Why I Like Books

A College Essay

By Anjali Nayak

“Mr. and Mrs. Dursley…”

Sitting shotgun in Mama’s Honda, six-year-old me thumbed through pages of Harry Potter and the Sorcerer’s Stone, shakily sounding out and stumbling through each syllable. Earning each word through patience and persistence, Mama and I collected fragments of the passionate voice I would carry for the rest of my life. 

Though my Potterhead years are behind me, literature remains my favorite subject. Reading was not just a means of strengthening fluency in English, but also a passage for self discovery and introspection. Unlike STEM subjects, art is not bound by facts. Emotional and personal; every individual interprets the same work differently. As a queer woman, I am drawn to classic literature because of my desire to see myself represented in history. 

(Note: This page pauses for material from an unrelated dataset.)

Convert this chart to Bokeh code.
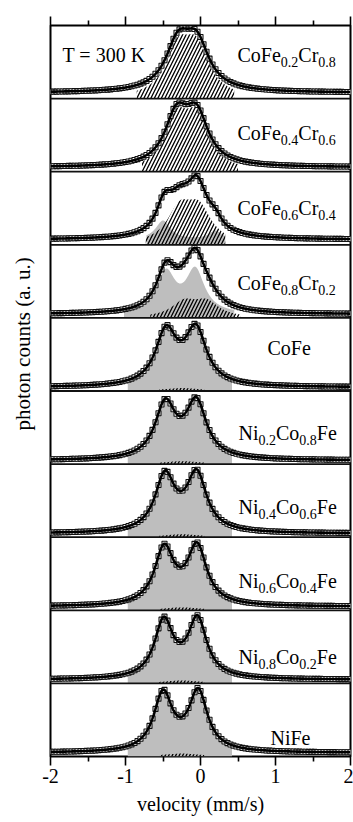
import numpy as np
from bokeh.plotting import figure
from bokeh.layouts import row
from bokeh.models import ColumnDataSource, LinearAxis, FixedTicker, Range1d
from bokeh.embed import file_html
from bokeh.resources import INLINE
from bokeh.core.properties import value

FONT = "Liberation Serif"

# ---------------- values ----------------
velocity_ticks = [-2, -1, 0, 1, 2]
velocity_minor = [-1.5, -0.5, 0.5, 1.5]
tick_labels = ["-2", "-1", "0", "1", "2"]

# sample names, top panel first; (text, is_subscript)
sample_labels = [
    [("CoFe", 0), ("0.2", 1), ("Cr", 0), ("0.8", 1)],
    [("CoFe", 0), ("0.4", 1), ("Cr", 0), ("0.6", 1)],
    [("CoFe", 0), ("0.6", 1), ("Cr", 0), ("0.4", 1)],
    [("CoFe", 0), ("0.8", 1), ("Cr", 0), ("0.2", 1)],
    [("CoFe", 0)],
    [("Ni", 0), ("0.2", 1), ("Co", 0), ("0.8", 1), ("Fe", 0)],
    [("Ni", 0), ("0.4", 1), ("Co", 0), ("0.6", 1), ("Fe", 0)],
    [("Ni", 0), ("0.6", 1), ("Co", 0), ("0.4", 1), ("Fe", 0)],
    [("Ni", 0), ("0.8", 1), ("Co", 0), ("0.2", 1), ("Fe", 0)],
    [("NiFe", 0)],
]

# background level of each spectrum (fraction of one panel height)
background = [0.08, 0.06, 0.07, 0.05, 0.05, 0.05, 0.05, 0.05, 0.05, 0.05]

# grey sub-spectrum (doublet): lines as (centre mm/s, half width mm/s, height)
doublet_lines = [
    [],
    [],
    [(-0.50, 0.12, 0.26), (0.20, 0.10, 0.12)],
    [(-0.46, 0.15, 0.55), (-0.07, 0.15, 0.58)],
    [(-0.46, 0.17, 0.71), (-0.06, 0.17, 0.73)],
    [(-0.47, 0.165, 0.72), (-0.055, 0.165, 0.74)],
    [(-0.475, 0.16, 0.74), (-0.05, 0.16, 0.76)],
    [(-0.485, 0.155, 0.75), (-0.045, 0.155, 0.77)],
    [(-0.49, 0.15, 0.76), (-0.04, 0.15, 0.78)],
    [(-0.50, 0.15, 0.77), (-0.03, 0.15, 0.79)],
]
# hatched sub-spectrum: lines as (centre mm/s, half width mm/s, height)
singlet_lines = [
    [(-0.30, 0.20, 0.61), (-0.05, 0.20, 0.61)],
    [(-0.32, 0.19, 0.65), (-0.05, 0.19, 0.65)],
    [(-0.28, 0.20, 0.44), (-0.02, 0.20, 0.44)],
    [(-0.22, 0.20, 0.20), (0.08, 0.20, 0.20)],
    [(-0.25, 0.30, 0.04)],
    [(-0.25, 0.30, 0.04)],
    [(-0.25, 0.30, 0.04)],
    [(-0.25, 0.30, 0.04)],
    [(-0.25, 0.30, 0.04)],
    [(-0.25, 0.30, 0.04)],
]
# unshaded sub-spectrum (only in the x = 0.6 sample)
other_lines = [[], [], [(-0.45, 0.10, 0.10), (-0.06, 0.12, 0.22)], [], [], [], [], [], [], []]

# velocity extent over which each shaded area is drawn
doublet_span = [None, None, (-0.72, 0.33), (-1.02, 0.45), (-0.97, 0.42),
                (-0.97, 0.42), (-0.97, 0.42), (-0.97, 0.42), (-0.97, 0.42), (-0.97, 0.42)]
singlet_span = [(-0.85, 0.45), (-0.78, 0.50), (-0.73, 0.33), (-0.67, 0.53), (-0.55, 0.05),
                (-0.55, 0.05), (-0.55, 0.05), (-0.55, 0.05), (-0.55, 0.05), (-0.55, 0.05)]

# ---------------- layout ----------------
W, H = 353, 822
TITLE_W = 36                      # strip on the left that carries the y title
FL, FR, FT, FB = 50, 350, 25, 756  # frame edges on the page
NP = len(sample_labels)
PX_X = (FR - FL) / 4.0
PX_Y = (FB - FT) / NP

label_left_px = [237, 237, 237, 237, 267, 238, 238, 238, 238, 270]
label_base_px = [54, 132, 207, 282, 347, 432, 506, 580, 656, 737]
MAIN_FS, SUB_FS, SUB_DROP = 20, 14, 7
char_w = {'C': 667, 'o': 500, 'F': 556, 'e': 444, 'r': 333, 'N': 722, 'i': 278, '.': 250}
for d in "0123456789":
    char_w[d] = 500


def px_to_x(px):
    return -2 + (px - FL) / PX_X


def px_to_y(py):
    return NP - (py - FT) / PX_Y


def lines_sum(v, lines):
    out = np.zeros_like(v)
    for c, w, a in lines:
        out += a * w * w / ((v - c) ** 2 + w * w)
    return out


p = figure(width=W - TITLE_W, height=H, x_range=Range1d(-2, 2), y_range=Range1d(0, NP),
           output_backend="svg", toolbar_location=None,
           x_axis_location=None, y_axis_location=None,
           min_border_left=FL - TITLE_W, min_border_right=W - FR,
           min_border_top=FT, min_border_bottom=H - FB)
p.grid.grid_line_color = None
p.outline_line_color = "black"
p.outline_line_width = 2
p.background_fill_color = "white"
p.border_fill_color = "white"

v_fine = np.linspace(-2, 2, 801)
v_chan = np.arange(-2, 2.0001, 0.04)

gray_xs, gray_ys, hat_xs, hat_ys = [], [], [], []
fit_xs, fit_ys, pts_x, pts_y = [], [], [], []
for k in range(NP):
    base = NP - 1 - k
    off = background[k]
    comps = doublet_lines[k] + singlet_lines[k] + other_lines[k]
    if doublet_span[k] is not None:
        lo, hi = doublet_span[k]
        vv = np.linspace(lo, hi, 300)
        top = off + lines_sum(vv, doublet_lines[k])
        gray_xs.append(np.concatenate([[lo], vv, [hi]]))
        gray_ys.append(base + np.concatenate([[0], top, [0]]))
    lo, hi = singlet_span[k]
    vv = np.linspace(lo, hi, 300)
    top = lines_sum(vv, singlet_lines[k])
    hat_xs.append(np.concatenate([[lo], vv, [hi]]))
    hat_ys.append(base + np.concatenate([[0], top, [0]]))
    fit_xs.append(v_fine)
    fit_ys.append(base + off + lines_sum(v_fine, comps))
    pts_x.extend(v_chan.tolist())
    pts_y.extend((base + off + lines_sum(v_chan, comps)).tolist())

p.patches(gray_xs, gray_ys, fill_color="#bebebe", line_color=None)
p.patches(hat_xs, hat_ys, fill_color=None, line_color=None,
          hatch_pattern="/", hatch_color="#000000", hatch_weight=1.3, hatch_scale=7)

# panel separators
p.multi_line([[-2, 2]] * (NP - 1), [[i, i] for i in range(1, NP)], line_color="#111111", line_width=1.8)

p.scatter(pts_x, pts_y, marker="square", size=5, fill_color="white", line_color="#111111", line_width=1.1)
p.multi_line(fit_xs, fit_ys, line_color="black", line_width=2.6)

# sample names with subscripts, and the temperature note
main = dict(x=[px_to_x(62)], y=[px_to_y(54.5)], text=["T = 300 K"])
sub = dict(x=[], y=[], text=[])
for k, parts in enumerate(sample_labels):
    xp = label_left_px[k]
    for txt, is_sub in parts:
        fs = SUB_FS if is_sub else MAIN_FS
        tgt = sub if is_sub else main
        tgt["x"].append(px_to_x(xp))
        tgt["y"].append(px_to_y(label_base_px[k] + (SUB_DROP if is_sub else 0)))
        tgt["text"].append(txt)
        xp += sum(char_w[c] for c in txt) / 1000.0 * fs
p.text(x="x", y="y", text="text", source=ColumnDataSource(main), text_font=value(FONT),
       text_font_size=f"{MAIN_FS}px", text_baseline="alphabetic", text_align="left", text_color="black")
p.text(x="x", y="y", text="text", source=ColumnDataSource(sub), text_font=value(FONT),
       text_font_size=f"{SUB_FS}px", text_baseline="alphabetic", text_align="left", text_color="black")

ticker = FixedTicker(ticks=velocity_ticks, minor_ticks=velocity_minor)
below = LinearAxis(ticker=ticker, major_label_overrides=dict(zip(velocity_ticks, tick_labels)))
above = LinearAxis(ticker=ticker, major_label_overrides={t: "" for t in velocity_ticks})
for ax in (below, above):
    ax.axis_line_color = None
    ax.major_tick_in = 0
    ax.major_tick_out = 9
    ax.minor_tick_in = 0
    ax.minor_tick_out = 5
    ax.major_tick_line_width = 1.6
    ax.minor_tick_line_width = 1.6
    ax.major_tick_line_color = "black"
    ax.minor_tick_line_color = "black"
below.major_label_text_font = FONT
below.major_label_text_font_size = "20px"
below.major_label_text_color = "black"
below.major_label_standoff = 3
below.axis_label = "velocity (mm/s)"
below.axis_label_text_font = FONT
below.axis_label_text_font_size = "20px"
below.axis_label_text_font_style = "normal"
below.axis_label_text_color = "black"
below.axis_label_standoff = 7
above.major_label_standoff = -25
p.add_layout(below, "below")
p.add_layout(above, "above")

# left strip carrying the rotated y title (page pixels as coordinates)
t = figure(width=TITLE_W, height=H, x_range=Range1d(0, TITLE_W), y_range=Range1d(H, 0),
           output_backend="svg", toolbar_location=None,
           x_axis_location=None, y_axis_location=None,
           min_border_left=0, min_border_right=0, min_border_top=0, min_border_bottom=0)
t.grid.grid_line_color = None
t.outline_line_color = None
t.background_fill_color = "white"
t.border_fill_color = "white"
t.text(x=[22], y=[358], text=["photon counts (a. u.)"], angle=np.pi / 2,
       text_font=value(FONT), text_font_size="21px", text_align="center",
       text_baseline="middle", text_color="black")

layout = row(t, p, spacing=0)
open("out.html", "w").write(file_html(layout, INLINE))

Analyzing literature gave me a way to organize my haphazard identity and participate in the scavenger hunt that is searching for hints of queerness. Beyond the quagmire of overused essay prompts and so-called ‘right answers,’ classic novels are full of excitement, intrigue, and homosexuality. Frankenstein and Clerval. Horatio’s devotion to Hamlet. The line “you’re not unnatural…you’re as much a part of what people call nature as anyone else.” As a 12-year-old girl who had begun to consider that she might not be 100% straight, detached scavenging was enough of a reminder that I wasn’t alone. 

In a world where queer people have been erased from history, literature affirms our existence throughout humanity. After all, it was Sappho who once said, “Someone will remember us, even in another time.” 

I remember her. It is irrelevant that she was a Greek woman living in antiquity and that I am an Indian-American girl that will never see a year beginning with 19. I know exactly why Sappho wrote “Slender Aphrodite has overcome me with longing for a girl.” I lived those lines while missing a friend’s entire explanation on some journalism assignment because I was busy admiring her instead. 

This time, I’m the one driving. Keeping my eyes on the road and my heart in my chest, I declare myself to my family.